森保ジャパン新生日本代表は「リオ五輪世代」が中心になっていく Photo:JFA/AFLO

コスタリカ代表に快勝し、順風満帆に船出した新生日本代表が力強い鼓動を奏で始めている。オリンピックの6年後に開催されるワールドカップで、若手から中堅へと成長を遂げた選手たちがチームを牽引する――1996年のアトランタオリンピックから脈々と刻まれてきたこの系譜。4年後のワールドカップ・カタール大会へ向けて、ボランチで先発フル出場した25歳の遠藤航(シントトロイデンVV/ベルギー)の言葉から、1993年1月1日以降に生まれたリオデジャネイロ五輪世代の覚悟と決意を追った。(ノンフィクションライター 藤江直人)

オリンピックで活躍した選手が
6年後のワールドカップで主軸を担う法則

 法則と呼ぶと、ちょっと大袈裟に聞こえるかもしれない。それでも、日本代表チームの歴史を振り返れば、法則のように映る「流れ」が脈々と受け継がれてきていることが分かる。オリンピックの6年後に開催されるワールドカップで、若手から中堅へと成長した選手たちが主軸を務めることだ。

 オリンピックには1992年のバルセロナ大会から、開催時で「23歳以下」という年齢制限が設けられた。そして、銅メダルを獲得した1968年のメキシコ大会以来、実に28年ぶりにヒノキ舞台に戻って来た1996年のアトランタ大会から、日本はオリンピックの常連となっている。

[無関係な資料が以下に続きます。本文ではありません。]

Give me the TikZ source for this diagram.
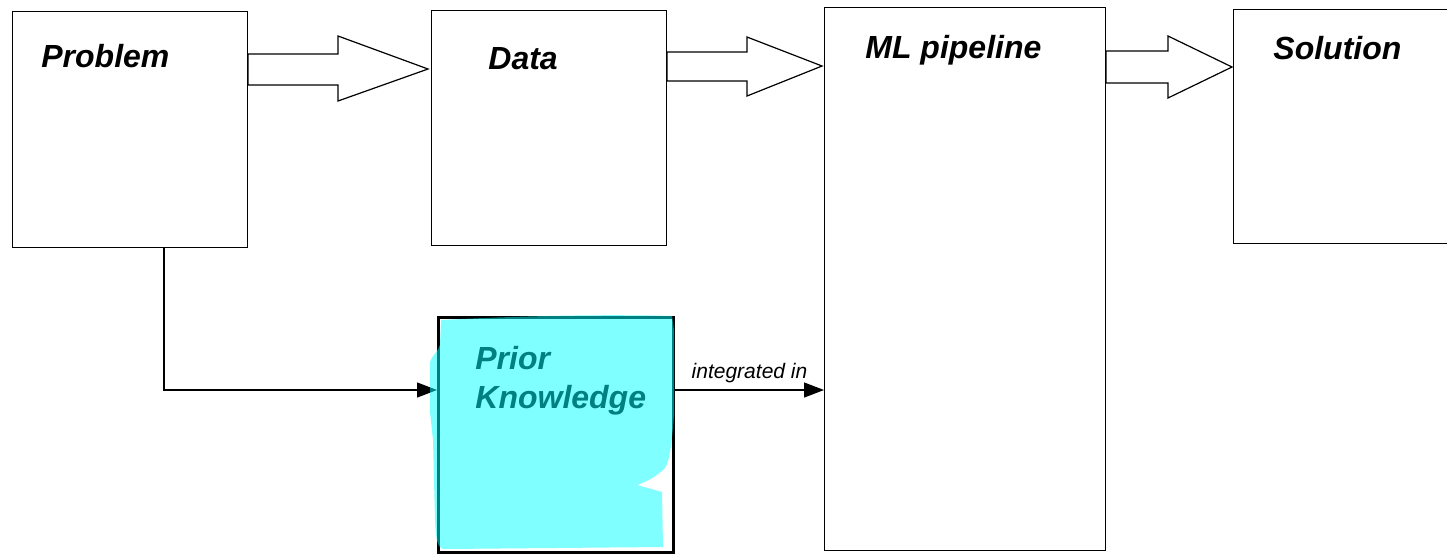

 ワールドカップにおいても、悲願の初出場を果たした1998年のフランス大会以降はすべてアジア代表を勝ち取ってきた。その中で冒頭で記した「流れ」が生まれた。例えば19歳でアトランタ大会に出場したDF松田直樹(故人)は、6年後の2002年のワールドカップ日韓共催大会で、史上初のベスト16へ進出したトルシエジャパンの最終ラインで存在感を放った。

 ベスト8に進出した2000年のシドニーオリンピック代表からは、DF中澤佑二、FW高原直泰、そしてMF中村俊輔が6年後のワールドカップ・ドイツ大会で中心を担った。

 2004年のアテネオリンピック代表には、6年後に南アフリカの地で岡田ジャパンのベスト16進出に貢献するDF田中マルクス闘莉王、DF駒野友一、MF阿部勇樹、MF松井大輔、FW大久保嘉人が名前を連ねた。オリンピック代表には選出されなかったが、GK川島永嗣とMF長谷部誠もアテネ世代であり、南アフリカ大会から3大会連続でワールドカップを戦っている。